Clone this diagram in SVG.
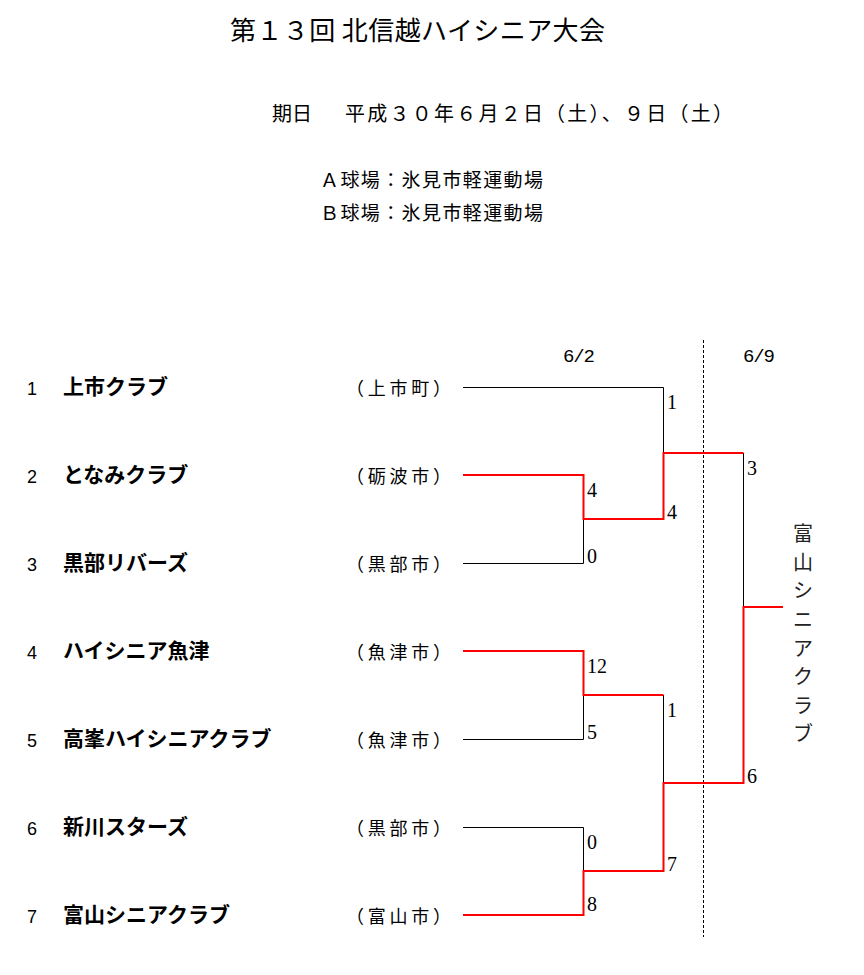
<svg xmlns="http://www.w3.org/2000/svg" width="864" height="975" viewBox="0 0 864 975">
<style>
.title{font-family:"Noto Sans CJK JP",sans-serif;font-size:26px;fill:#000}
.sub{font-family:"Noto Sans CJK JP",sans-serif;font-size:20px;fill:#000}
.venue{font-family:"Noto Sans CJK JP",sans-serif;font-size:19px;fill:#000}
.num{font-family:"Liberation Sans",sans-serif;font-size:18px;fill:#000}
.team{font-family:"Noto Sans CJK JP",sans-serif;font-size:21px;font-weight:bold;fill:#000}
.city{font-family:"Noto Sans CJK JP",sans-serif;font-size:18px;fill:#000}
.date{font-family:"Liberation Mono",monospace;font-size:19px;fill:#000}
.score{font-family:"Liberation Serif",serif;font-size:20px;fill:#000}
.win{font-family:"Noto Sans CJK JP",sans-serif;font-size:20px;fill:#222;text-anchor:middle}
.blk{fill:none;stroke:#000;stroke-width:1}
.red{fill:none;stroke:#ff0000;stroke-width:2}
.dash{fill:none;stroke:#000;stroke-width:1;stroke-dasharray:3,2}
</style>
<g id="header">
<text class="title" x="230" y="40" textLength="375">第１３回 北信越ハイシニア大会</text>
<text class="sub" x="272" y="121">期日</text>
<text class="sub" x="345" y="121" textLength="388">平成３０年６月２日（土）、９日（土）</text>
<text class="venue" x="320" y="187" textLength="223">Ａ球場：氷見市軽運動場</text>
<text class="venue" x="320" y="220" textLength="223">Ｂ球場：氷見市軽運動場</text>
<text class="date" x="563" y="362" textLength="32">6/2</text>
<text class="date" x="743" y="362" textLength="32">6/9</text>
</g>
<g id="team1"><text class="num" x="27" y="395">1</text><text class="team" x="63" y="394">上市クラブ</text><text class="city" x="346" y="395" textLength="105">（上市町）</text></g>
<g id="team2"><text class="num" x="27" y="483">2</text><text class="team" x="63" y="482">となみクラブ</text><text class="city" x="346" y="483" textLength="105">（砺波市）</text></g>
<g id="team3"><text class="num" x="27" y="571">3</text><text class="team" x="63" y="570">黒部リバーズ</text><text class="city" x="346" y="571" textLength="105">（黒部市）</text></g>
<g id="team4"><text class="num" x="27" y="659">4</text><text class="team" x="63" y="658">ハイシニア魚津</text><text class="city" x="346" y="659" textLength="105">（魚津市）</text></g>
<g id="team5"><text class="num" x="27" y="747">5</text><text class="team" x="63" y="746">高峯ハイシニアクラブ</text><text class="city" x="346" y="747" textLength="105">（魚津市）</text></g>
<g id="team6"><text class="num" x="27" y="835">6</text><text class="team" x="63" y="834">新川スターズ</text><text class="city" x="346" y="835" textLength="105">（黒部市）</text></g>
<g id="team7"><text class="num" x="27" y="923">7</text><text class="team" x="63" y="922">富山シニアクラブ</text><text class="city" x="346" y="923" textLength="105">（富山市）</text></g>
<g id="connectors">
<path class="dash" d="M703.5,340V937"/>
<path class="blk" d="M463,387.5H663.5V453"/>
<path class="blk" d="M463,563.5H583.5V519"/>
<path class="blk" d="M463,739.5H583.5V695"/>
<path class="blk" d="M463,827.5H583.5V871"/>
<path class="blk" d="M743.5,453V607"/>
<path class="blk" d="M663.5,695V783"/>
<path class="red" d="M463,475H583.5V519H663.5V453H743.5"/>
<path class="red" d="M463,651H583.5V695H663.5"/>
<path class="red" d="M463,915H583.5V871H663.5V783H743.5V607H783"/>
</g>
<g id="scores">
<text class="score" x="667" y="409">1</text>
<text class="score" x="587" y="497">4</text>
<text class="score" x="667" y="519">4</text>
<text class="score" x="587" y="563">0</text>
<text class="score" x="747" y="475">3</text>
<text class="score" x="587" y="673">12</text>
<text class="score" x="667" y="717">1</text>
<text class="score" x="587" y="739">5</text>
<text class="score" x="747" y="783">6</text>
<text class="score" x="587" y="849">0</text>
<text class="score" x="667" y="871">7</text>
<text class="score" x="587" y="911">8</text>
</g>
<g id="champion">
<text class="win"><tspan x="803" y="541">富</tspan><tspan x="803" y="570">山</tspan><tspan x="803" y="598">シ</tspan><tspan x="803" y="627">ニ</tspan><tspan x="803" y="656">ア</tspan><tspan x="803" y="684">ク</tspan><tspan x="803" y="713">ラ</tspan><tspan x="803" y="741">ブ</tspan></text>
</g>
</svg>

····················

** Aim of the exercise **
In this exercise, set down all of the data exactly, without the pictures.

** Finished answer **
Clone this diagram in SVG.
<svg xmlns="http://www.w3.org/2000/svg" width="864" height="975" viewBox="0 0 864 975">
<style>
.title{font-family:"Noto Sans CJK JP",sans-serif;font-size:26px;fill:#000}
.sub{font-family:"Noto Sans CJK JP",sans-serif;font-size:20px;fill:#000}
.venue{font-family:"Noto Sans CJK JP",sans-serif;font-size:19px;fill:#000}
.num{font-family:"Liberation Sans",sans-serif;font-size:18px;fill:#000}
.team{font-family:"Noto Sans CJK JP",sans-serif;font-size:21px;font-weight:bold;fill:#000}
.city{font-family:"Noto Sans CJK JP",sans-serif;font-size:18px;fill:#000}
.date{font-family:"Liberation Mono",monospace;font-size:19px;fill:#000}
.score{font-family:"Liberation Serif",serif;font-size:20px;fill:#000}
.win{font-family:"Noto Sans CJK JP",sans-serif;font-size:20px;fill:#222;text-anchor:middle}
.blk{fill:none;stroke:#000;stroke-width:1}
.red{fill:none;stroke:#ff0000;stroke-width:2}
.dash{fill:none;stroke:#000;stroke-width:1;stroke-dasharray:3,2}
</style>
<g id="header">
<text class="title" x="230" y="40" textLength="375">第１３回 北信越ハイシニア大会</text>
<text class="sub" x="272" y="121">期日</text>
<text class="sub" x="345" y="121" textLength="388">平成３０年６月２日（土）、９日（土）</text>
<text class="venue" x="320" y="187" textLength="223">Ａ球場：氷見市軽運動場</text>
<text class="venue" x="320" y="220" textLength="223">Ｂ球場：氷見市軽運動場</text>
<text class="date" x="563" y="362" textLength="32">6/2</text>
<text class="date" x="743" y="362" textLength="32">6/9</text>
</g>
<g id="team1"><text class="num" x="27" y="395">1</text><text class="team" x="63" y="394">上市クラブ</text><text class="city" x="346" y="395" textLength="105">（上市町）</text></g>
<g id="team2"><text class="num" x="27" y="483">2</text><text class="team" x="63" y="482">となみクラブ</text><text class="city" x="346" y="483" textLength="105">（砺波市）</text></g>
<g id="team3"><text class="num" x="27" y="571">3</text><text class="team" x="63" y="570">黒部リバーズ</text><text class="city" x="346" y="571" textLength="105">（黒部市）</text></g>
<g id="team4"><text class="num" x="27" y="659">4</text><text class="team" x="63" y="658">ハイシニア魚津</text><text class="city" x="346" y="659" textLength="105">（魚津市）</text></g>
<g id="team5"><text class="num" x="27" y="747">5</text><text class="team" x="63" y="746">高峯ハイシニアクラブ</text><text class="city" x="346" y="747" textLength="105">（魚津市）</text></g>
<g id="team6"><text class="num" x="27" y="835">6</text><text class="team" x="63" y="834">新川スターズ</text><text class="city" x="346" y="835" textLength="105">（黒部市）</text></g>
<g id="team7"><text class="num" x="27" y="923">7</text><text class="team" x="63" y="922">富山シニアクラブ</text><text class="city" x="346" y="923" textLength="105">（富山市）</text></g>
<g id="connectors">
<path class="dash" d="M703.5,340V937"/>
<path class="blk" d="M463,387.5H663.5V453"/>
<path class="blk" d="M463,563.5H583.5V519"/>
<path class="blk" d="M463,739.5H583.5V695"/>
<path class="blk" d="M463,827.5H583.5V871"/>
<path class="blk" d="M743.5,453V607"/>
<path class="blk" d="M663.5,695V783"/>
<path class="red" d="M463,475H583.5V519H663.5V453H743.5"/>
<path class="red" d="M463,651H583.5V695H663.5"/>
<path class="red" d="M463,915H583.5V871H663.5V783H743.5V607H783"/>
</g>
<g id="scores">
<text class="score" x="667" y="409">1</text>
<text class="score" x="587" y="497">4</text>
<text class="score" x="667" y="519">4</text>
<text class="score" x="587" y="563">0</text>
<text class="score" x="747" y="475">3</text>
<text class="score" x="587" y="673">12</text>
<text class="score" x="667" y="717">1</text>
<text class="score" x="587" y="739">5</text>
<text class="score" x="747" y="783">6</text>
<text class="score" x="587" y="849">0</text>
<text class="score" x="667" y="871">7</text>
<text class="score" x="587" y="911">8</text>
</g>
<g id="champion">
<text class="win"><tspan x="803" y="541">富</tspan><tspan x="803" y="570">山</tspan><tspan x="803" y="598">シ</tspan><tspan x="803" y="627">ニ</tspan><tspan x="803" y="656">ア</tspan><tspan x="803" y="684">ク</tspan><tspan x="803" y="713">ラ</tspan><tspan x="803" y="741">ブ</tspan></text>
</g>
</svg>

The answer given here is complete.